“At last, when I could command myself, I begged to be allowed to love her till my life went out. If any one could win her instead of me, I was thankful to have it one so good as Alfred Trumbull. I conquered self. I found my highest happiness was still to see her happy. Sometimes when I visited her the old love, the yearning to claim her for myself, would sweep over me till my head grew dizzy and my heart sank within me, and then my better nature said: ‘Rejoice in her joy, and be content only to love.’

“I came at last to be resigned—yes, happy in my idol-worship. From her I could hope for nothing but kindness and tenderness, but I could never love any other. The time drew near when she and Alfred Trumbull were to commence their grand life-work. Suddenly his health failed. She went to him—she cared for him day and night with the same intensity of love that I had given her. It could not arrest disease. He longed for returning health, because they would have been so happy and congenial in their love and work; but one day in early spring he died in her arms, and was laid away among the first flowers, to rest from his labors.

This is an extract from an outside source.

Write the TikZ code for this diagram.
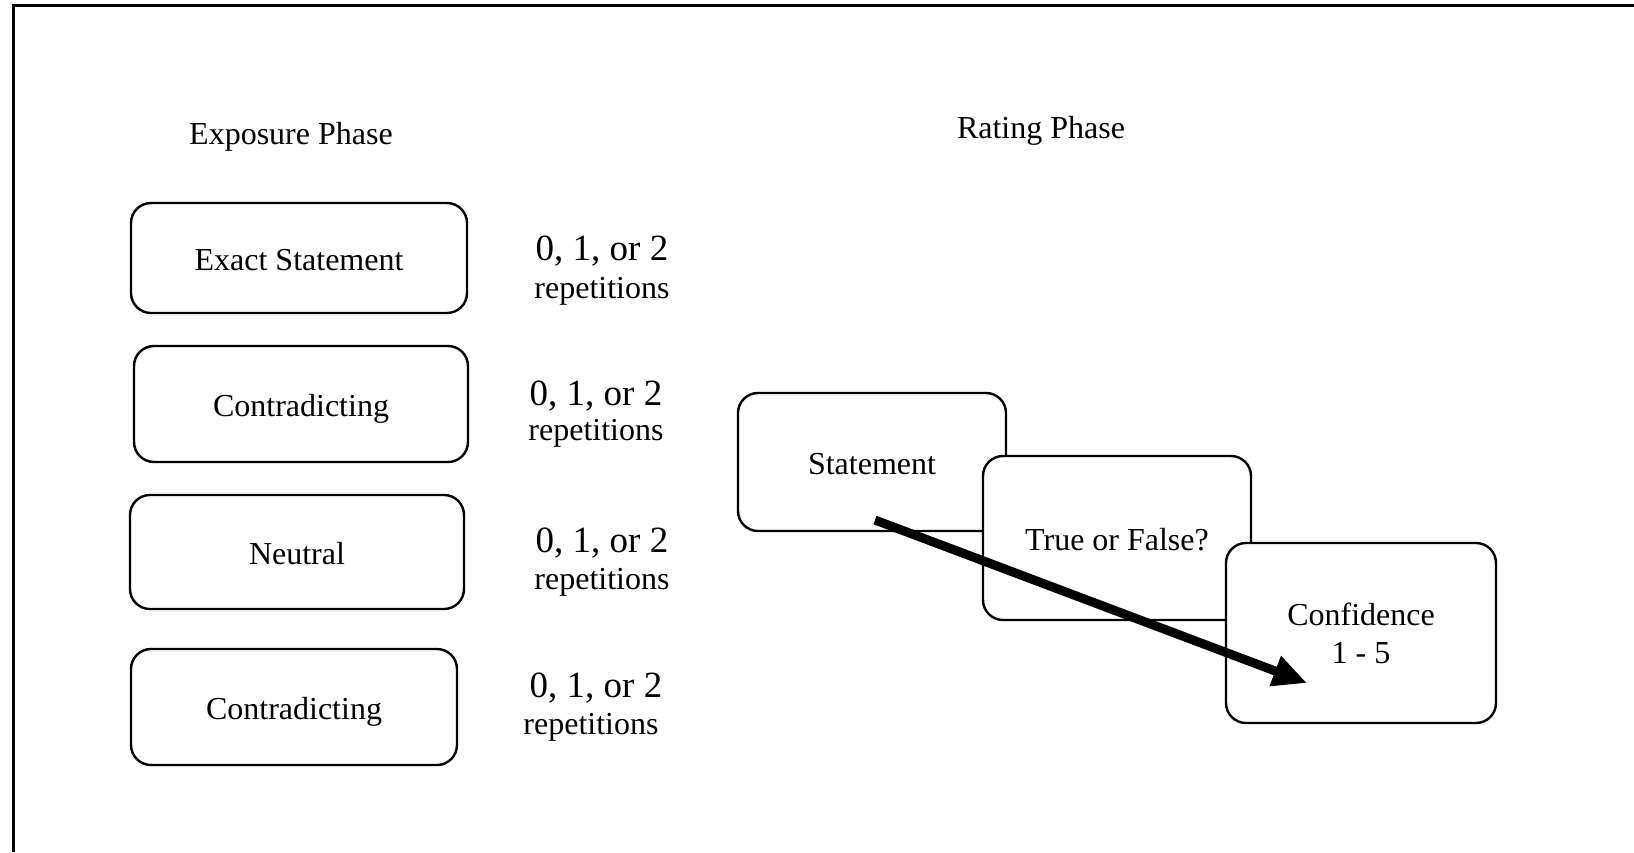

“I never saw a life so blighted as hers. Her whole heart lay beside his in the grave. She lost all interest in life. She grew quiet and sad and more ethereal. She never mentioned his name, but we knew she longed to live with him, even though she must pass through the valley of the shadow.

“Against all my struggling I found my old desire to claim her coming back into my soul. I showed her all the delicate yet unobtrusive kindness possible. Her very sorrow made her unspeakably dear.

“After Alfred had been in heaven a year, and knowing that she loved no one else, I told her again the old burden of my heart. She seemed moved to pity as she laid her hand on mine, just as she did once before, and said in tones I shall never forget, ‘Burton, I am Alfred’s!’

“I lived over again the old days of torture, and again conquered self to minister to her happiness. I should have died if I could not have loved her, and I was almost happy that she did not deny me this. I gathered beautiful and rare things for her, and in all ways made her life less sad, if possible. I must have her to care for and love and serve, and again I laid my affection at her feet. With the same sad smile she had borne for three years, she said, looking down at the mourning robes she had worn for him, ‘Burton, I am Alfred’s still; but if I can make your life any happier I will be your wife!’

“Those words staggered me. I had not dared hope for this, though I prayed for it. Joy seemed to take away my senses; and seeing me so beside myself the old look came back once or twice to her face. I was as one who, shipwrecked in mid-ocean, after clinging for days to a floating plank, at last picked up by a stray ship, is helpless through joy and gratitude. I was more dead than alive with my wealth of happiness. Mary and I were made one. Marsh, how I live over again those beautiful days. I used to look at your pretty wife beside you as we journeyed, and think of my precious Mary.

“My cup of joy was full to the brim. She accepted my homage, and was grateful. I spared no pains to make her life complete. To have her in my home, to have the blessed influence of her presence evening after evening, was the crowning joy of a man who had loved for years in silence and unreturned affection.

“I was so entranced with my joy that another summer had come round again before I began to realize that she was fully mine, and then the next winter flew so rapidly, and a little son came into the household. We were both very grateful—I all the more because I thought it might fill Mary’s heart something as the old love had done.